What continues is not the individual work but the question behind it. I’m still not finished asking the same question: what does it mean to be human today, and what other possibilities exist beyond the way we currently understand and perform being human? Those questions keep leading me from one work to the next. Each piece is an attempt to offer a temporary answer, or perhaps to ask the same question in a more precise way.
Your recent Yale-related works and thesis seem to engage with domestic or institutional spaces. How do these environments become sites for examining memory, absence, or the body’s relationship to technology and bureaucracy?
I’m very interested in urban space, and I think of it as a hierarchy of scales. The smallest spatial unit is our body, then comes domestic space, and then public space. For me, it’s a relationship between the micro and the macro. What fascinates me is how these different scales constantly echo one another.

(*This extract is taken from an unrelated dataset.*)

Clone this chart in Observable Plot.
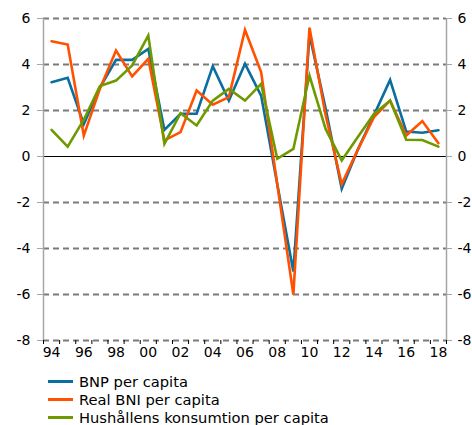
<!DOCTYPE html>
<html>
<head>
<meta charset="utf-8">
<script src="https://cdn.jsdelivr.net/npm/d3@7"></script>
<script src="https://cdn.jsdelivr.net/npm/@observablehq/plot@0.6"></script>
<style>
  html, body { margin: 0; padding: 0; background: #fff; }
  body { width: 472px; height: 425px; overflow: hidden; font-family: "DejaVu Sans", Verdana, sans-serif; }
  #legend { margin-left: 48px; margin-top: 7px; font-size: 14.7px; color: #000; }
  .item { display: flex; align-items: center; height: 18px; }
  .sw { width: 25px; height: 3px; margin-right: 6px; }
</style>
</head>
<body>
<div id="chart"></div>
<div id="legend"></div>
<script>
const years = [1994,1995,1996,1997,1998,1999,2000,2001,2002,2003,2004,2005,2006,2007,2008,2009,2010,2011,2012,2013,2014,2015,2016,2017,2018];
const bnp   = [3.23,3.42,1.4,3.0,4.2,4.2,4.68,1.16,1.86,1.86,3.93,2.43,4.03,2.65,-1.2,-5.0,5.3,2.1,-1.4,0.3,1.8,3.33,1.09,1.03,1.14];
const bni   = [5.01,4.87,0.91,2.95,4.61,3.48,4.25,0.7,1.06,2.87,2.25,2.58,5.5,3.67,-1.2,-6.0,5.6,1.8,-1.2,0.3,1.71,2.43,0.91,1.54,0.58];
const kons  = [1.16,0.43,1.6,3.06,3.3,3.96,5.26,0.55,1.88,1.35,2.43,2.94,2.43,3.16,-0.1,0.33,3.52,1.2,-0.17,0.85,1.85,2.43,0.73,0.72,0.43];
const seriesNames = ["BNP per capita", "Real BNI per capita", "Hushållens konsumtion per capita"];
const colors = ["#0a6e9e", "#ff5100", "#6e9a00"];
const yTicks = [-8,-6,-4,-2,0,2,4,6];
const xLabelYears = [1994,1996,1998,2000,2002,2004,2006,2008,2010,2012,2014,2016,2018];

const rows = [];
[bnp, bni, kons].forEach((arr, s) => arr.forEach((v, i) => rows.push({year: years[i], value: v, series: seriesNames[s]})));
const bounds = years.map(y => y - 0.5).concat([years[years.length - 1] + 0.5]);
const x0 = bounds[0], x1 = bounds[bounds.length - 1];

const chart = Plot.plot({
  width: 472,
  height: 365,
  marginLeft: 43,
  marginRight: 26,
  marginTop: 18,
  marginBottom: 25,
  style: {fontFamily: "DejaVu Sans, Verdana, sans-serif", fontSize: "14px", color: "#000", background: "#fff"},
  x: {domain: [x0, x1]},
  y: {domain: [-8, 6]},
  color: {domain: seriesNames, range: colors},
  marks: [
    Plot.gridY(yTicks.filter(d => d !== 0), {stroke: "#7a7a7a", strokeOpacity: 1, strokeWidth: 2, strokeDasharray: "6,4"}),
    Plot.ruleY([0], {stroke: "#000", strokeWidth: 1}),
    Plot.ruleX([x0, x1], {y1: -8, y2: 6, stroke: "#a6a6a6", strokeWidth: 1.5}),
    Plot.axisY(yTicks, {anchor: "left", tickSize: 6, tickPadding: 7, stroke: "#a6a6a6", label: null, tickFormat: d => String(d)}),
    Plot.axisY(yTicks, {anchor: "right", tickSize: 5, tickPadding: 6, stroke: "#a6a6a6", label: null, tickFormat: d => String(d)}),
    Plot.axisX(bounds, {anchor: "bottom", tickSize: 4, text: null, stroke: "#000", label: null}),
    Plot.axisX(xLabelYears, {anchor: "bottom", tickSize: 0, tickPadding: 7, label: null, tickFormat: d => String(d % 100).padStart(2, "0")}),
    Plot.lineY(rows, {x: "year", y: "value", z: "series", stroke: "series", strokeWidth: 2.6, strokeLinejoin: "miter", strokeMiterlimit: 4})
  ]
});
document.getElementById("chart").appendChild(chart);

const legend = document.getElementById("legend");
seriesNames.forEach((n, i) => {
  const d = document.createElement("div");
  d.className = "item";
  d.innerHTML = `<span class="sw" style="background:${colors[i]}"></span><span>${n}</span>`;
  legend.appendChild(d);
});
</script>
</body>
</html>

In my work, I use intimate, lived experiences as miniatures of broader structures of desire and power. For example, in the installation and performance “Our Ephemeral Eternity. Our Love. Our Ordinary Battlefield,” I collage materials such as kitchenware, dish racks, glass grids, dish soap foam, animal hair, video, and the sound of a running dishwasher to collapse domestic and public spaces, including kitchens, bedrooms, airports, amusement parks, and offices, into a single environment. During the performance, I blow soap foam from dish detergent into glass structures and hand it to the audience. By using the domestic and the micro as miniatures of the macro, such as dish racks resembling small skyscrapers, I reveal the fragility embedded in everyday life.
Looking at your overall practice, from early works like Green Water to the current MFA trajectory, what do you see as the most urgent question your art is trying to ask about the human body in today’s world?
How do our vulnerable bodies move through this highly capitalized world? How do we exist in the space between beauty and cruelty? Where can we position ourselves?